Kahkiyaw: Spearheading The Evolution of Children Services in Alberta


Kahkiyaw is a major step forward in the evolution of children’s services in Alberta. Bent Arrow Traditional Healing Society, Boyle Street Community Services, and the Edmonton Region Children Intervention have partnered to create and implement Kahkiyaw, a comprehensive Collaborative Service Delivery (CSD) model described as a “shared responsibility” for service delivery. This places the parent at the centre of their plan and works alongside them in partnership. Kahkiyaw is the first collaborative service delivery for urban Indigenous children, youth and families in Alberta. 

The following is a story that shows the strength of the Kahkiyaw program as it helped reunite a mother with her children. One of Bent Arrow’s Family Wellness Workers retells the story: 

We often come in at the darkest point of a family’s life, when they may be at risk of having to navigate a multifaceted system that can be stressful.  These families need to be heard and to know they are being listened to. A family whose story will always stay with me was bordering on losing their children to a Private Guardianship Order (PGO), when the government becomes the guardian of the children. One thing that stood out to me was the mother was a strong, proud, traditional Indigenous woman. The mother laid out the events leading up to her children being apprehended during our first meeting, expressing her strong distrust of the system.  This was partially due to the system as a whole not understanding her culture, and its’ importance in her life. She did not feel her culture or values were being heard or taken into consideration. 

I was able to see and feel the hurt as she told me her story. I immediately got to work connecting this mother to an Elder and other cultural supports to help her heal from her own past traumas. The team was able to see that this mother was willing to do anything she could to have her children returned to her care. She took every conceivable piece of advice I offered, engaged in the interventions agreed upon and went on to become the expert in her children’s lives and needs. 

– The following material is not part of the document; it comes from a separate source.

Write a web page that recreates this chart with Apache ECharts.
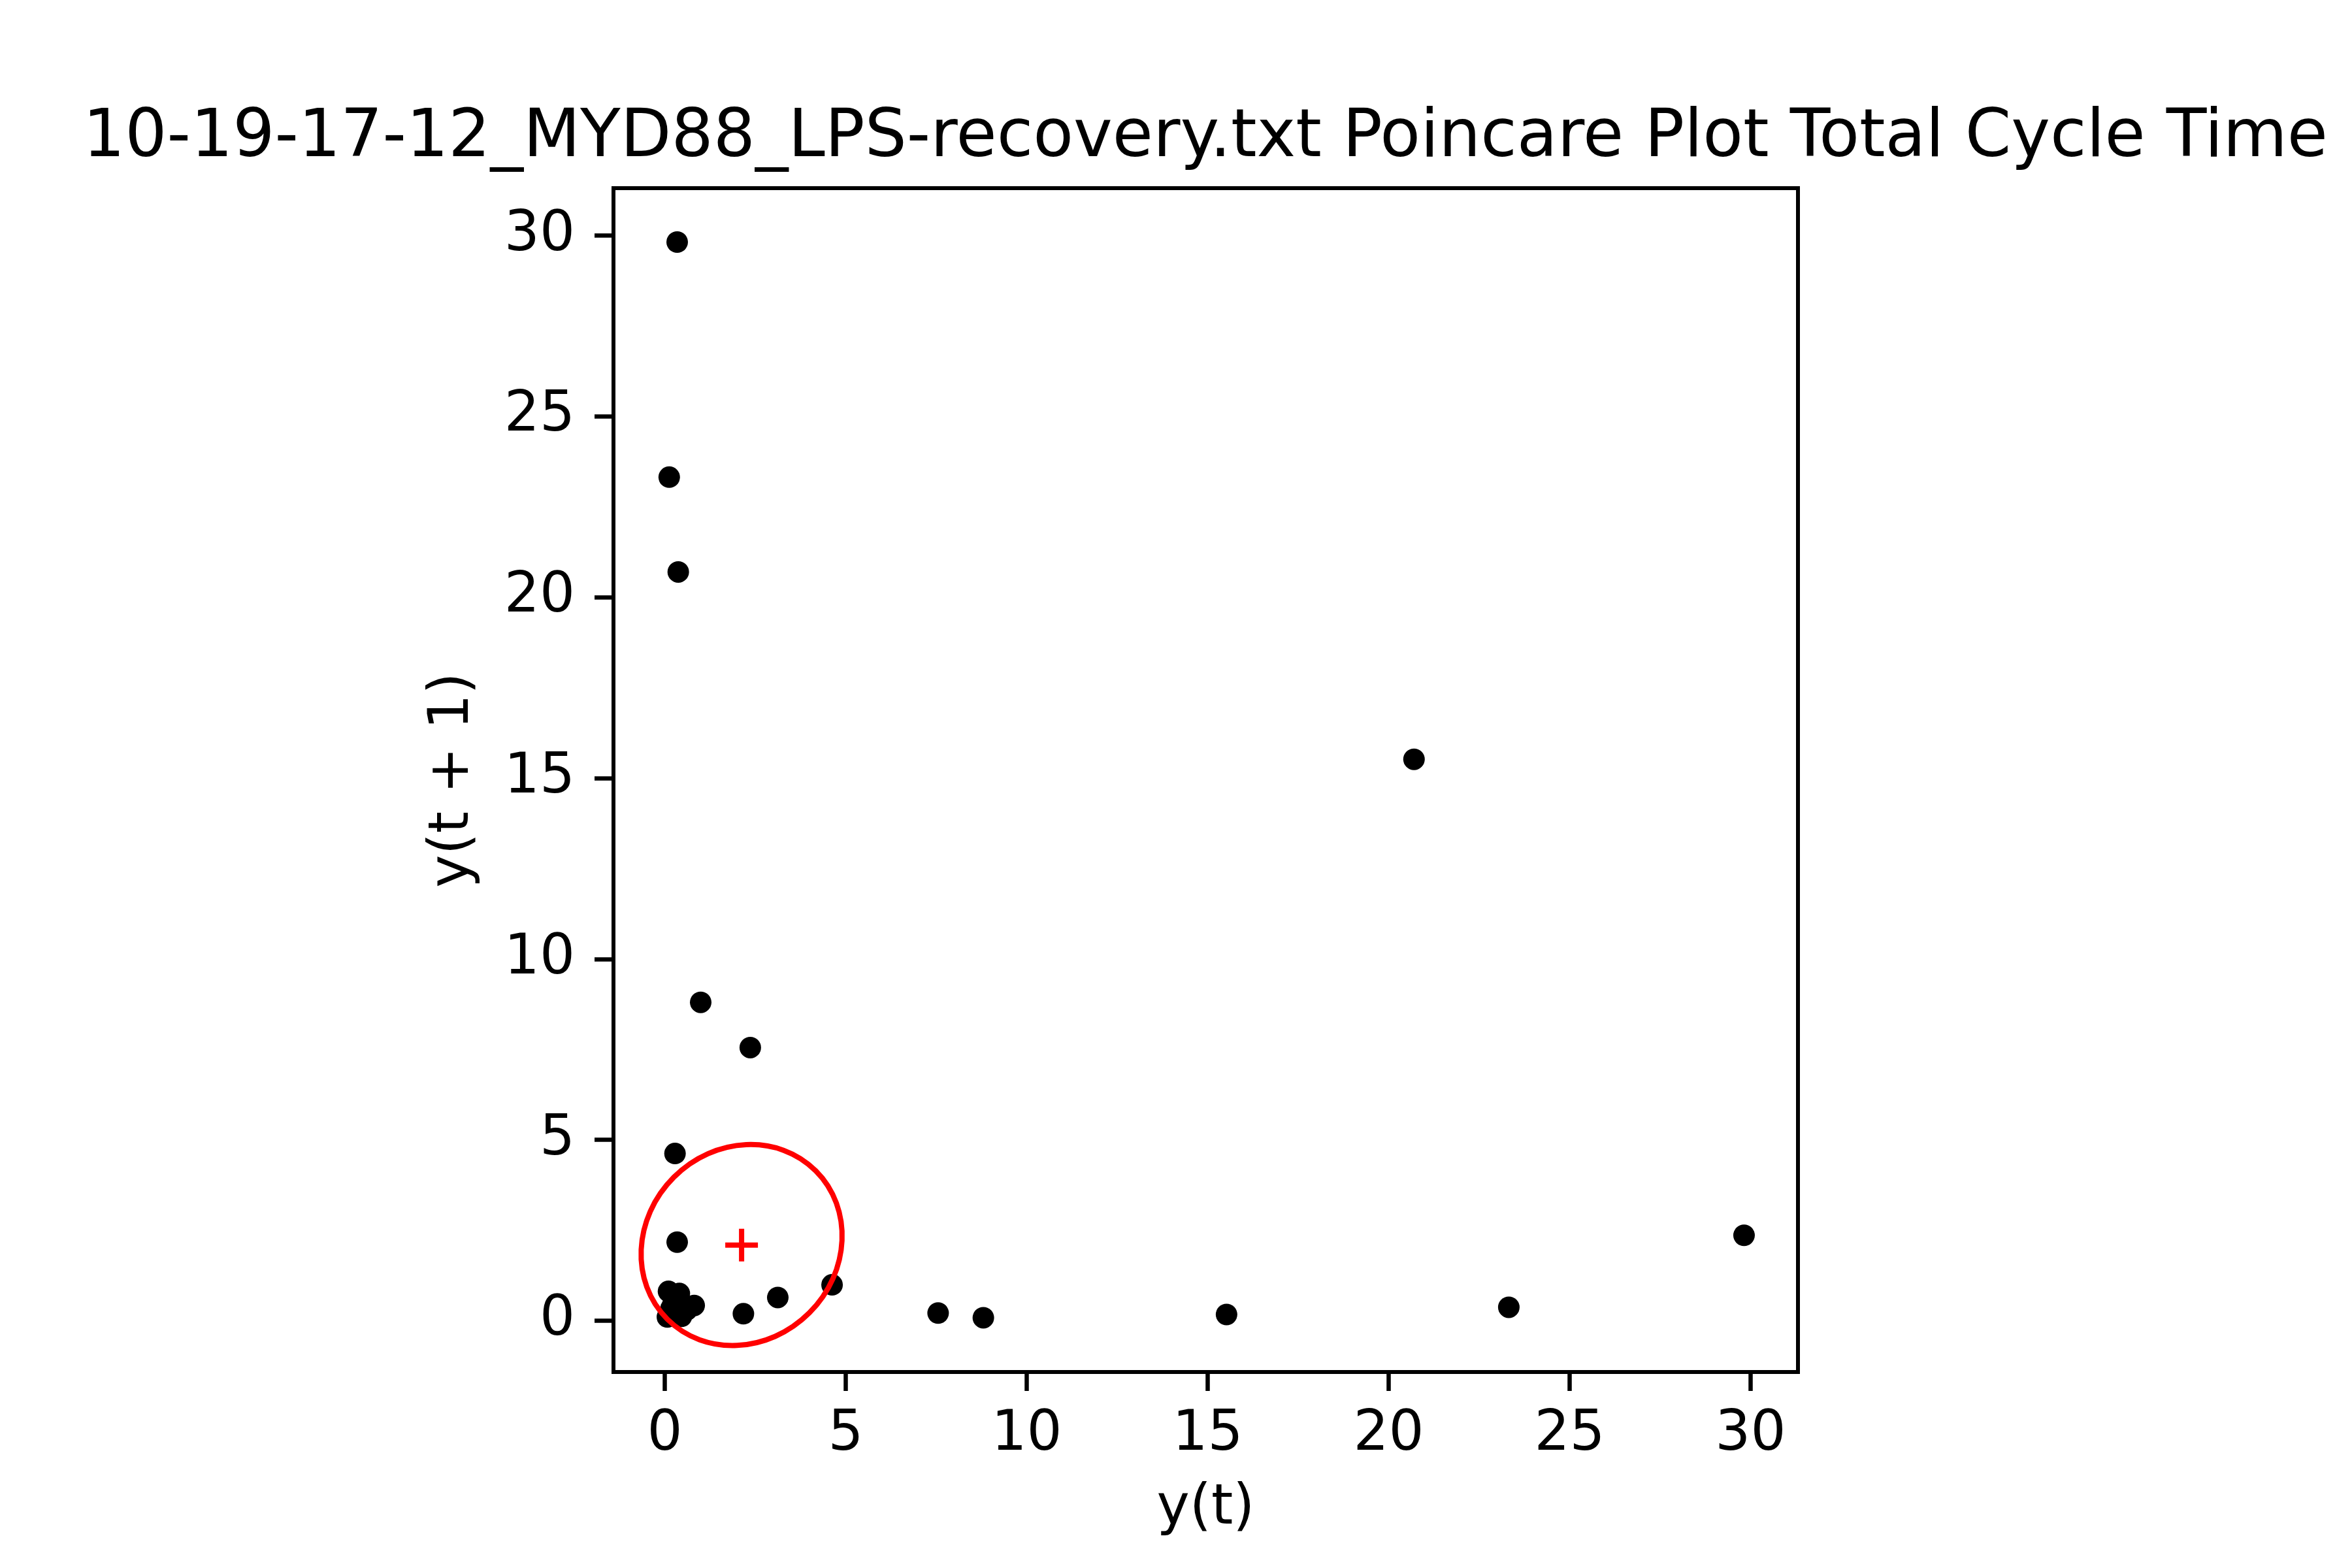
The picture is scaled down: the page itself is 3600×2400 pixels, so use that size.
<!DOCTYPE html>
<html>
<head>
<meta charset="utf-8">
<title>Poincare Plot</title>
<script src="https://cdn.jsdelivr.net/npm/echarts@6/dist/echarts.min.js"></script>
<style>
    html, body { margin: 0; padding: 0; background: #fff; }
    #main { width: 3600px; height: 2400px; }
</style>
</head>
<body>
<div id="main"></div>
<script>
// y(t) and y(t + 1)
var pointX = [0.34, 0.12, 0.37, 20.70, 0.99, 2.36, 0.28, 0.34, 4.62, 3.12, 2.17, 7.55, 8.80, 15.52, 23.32, 29.82,
    0.10, 0.40, 0.81, 0.07, 0.46, 0.61, 0.22, 0.17];
var pointY = [29.82, 23.32, 20.70, 15.52, 8.80, 7.55, 4.62, 2.17, 0.99, 0.64, 0.19, 0.21, 0.08, 0.17, 0.37, 2.36,
    0.81, 0.75, 0.42, 0.10, 0.12, 0.30, 0.45, 0.34];

// centroid (+) and the SD ellipse round it
var centroid = [2.12, 2.09];
var ellipseAxes = [2.90, 2.65];   // half length along identity line, half width across it
var ellipseAngle = 45;

var ticks = [0, 5, 10, 15, 20, 25, 30];
var axisMin = -1.42;
var axisMax = 31.31;

var titleText = '10-19-17-12_MYD88_LPS-recovery.txt Poincare Plot Total Cycle Time';
var xName = 'y(t)';
var yName = 'y(t + 1)';

var points = pointX.map(function (x, i) {
    return [x, pointY[i]];
});

var fontFamily = 'DejaVu Sans';
var chart = echarts.init(document.getElementById('main'), null, {renderer: 'canvas'});

function axisStyle(name, gap, rotate) {
    return {
        type: 'value',
        min: axisMin,
        max: axisMax,
        name: name,
        nameLocation: 'middle',
        nameGap: gap,
        nameRotate: rotate,
        nameTextStyle: {color: '#000', fontSize: 85, fontFamily: fontFamily},
        axisLine: {show: true, onZero: false, lineStyle: {color: '#000', width: 6}},
        axisTick: {
            show: true,
            inside: false,
            length: 29,
            customValues: ticks,
            lineStyle: {color: '#000', width: 6.5}
        },
        axisLabel: {
            show: true,
            customValues: ticks,
            color: '#000',
            fontSize: 85,
            fontFamily: fontFamily
        },
        splitLine: {show: false}
    };
}

var xAxis = axisStyle(xName, 167, 0);
xAxis.axisLabel.margin = 54;
var yAxis = axisStyle(yName, 203, 90);
yAxis.axisLabel.margin = 59;
yAxis.axisLabel.padding = [10, 0, 0, 0];

var option = {
    backgroundColor: '#fff',
    animation: false,
    title: {
        text: titleText,
        left: 1845,
        top: 162,
        padding: 0,
        textAlign: 'center',
        textStyle: {color: '#000', fontSize: 101, fontWeight: 'normal', fontFamily: fontFamily}
    },
    grid: {
        left: 939,
        top: 288,
        width: 1813,
        height: 1812,
        show: true,
        borderColor: '#000',
        borderWidth: 6,
        backgroundColor: 'transparent'
    },
    xAxis: xAxis,
    yAxis: yAxis,
    series: [
        {
            name: 'points',
            type: 'scatter',
            symbol: 'circle',
            symbolSize: 33,
            itemStyle: {color: '#000', opacity: 1},
            data: points,
            z: 3
        },
        {
            name: 'centroid',
            type: 'scatter',
            symbol: 'path://M0,42H100V58H0Z M42,0H58V100H42Z',
            symbolSize: 50,
            itemStyle: {color: '#ff0000', opacity: 1},
            data: [centroid],
            z: 4
        },
        {
            name: 'ellipse',
            type: 'custom',
            z: 5,
            data: [[centroid[0], centroid[1], ellipseAxes[0], ellipseAxes[1], ellipseAngle]],
            renderItem: function (params, api) {
                var c = api.coord([api.value(0), api.value(1)]);
                var s = api.size([api.value(2), api.value(3)]);
                return {
                    type: 'ellipse',
                    x: c[0],
                    y: c[1],
                    rotation: api.value(4) * Math.PI / 180,
                    shape: {cx: 0, cy: 0, rx: s[0], ry: s[1]},
                    style: {fill: 'none', stroke: '#ff0000', lineWidth: 8}
                };
            }
        }
    ]
};

chart.setOption(option);
</script>
</body>
</html>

  The team was able to go before the courts and change the PGO application to a 6-month supervision order. The children went home in stages. The baby was returned first to build the attachment and bond that was missed during the baby’s time in care. The two older children returned home a couple of weeks later. It was not an easy adjustment for the mother or the children initially, but they were able to come together as a family unit, accessing support from our team along the way. By the end of my involvement, the mother was guiding me through the techniques she had learned. Additionally, she taught me so much. I was brought to tears when writing my goodbye letter to this family. The family had a supportive group of professionals that surrounded them, but ultimately their greatest resource was themselves. This is why it is so important to have the family or parents at the forefront when it comes to creating a comprehensive plan to support them.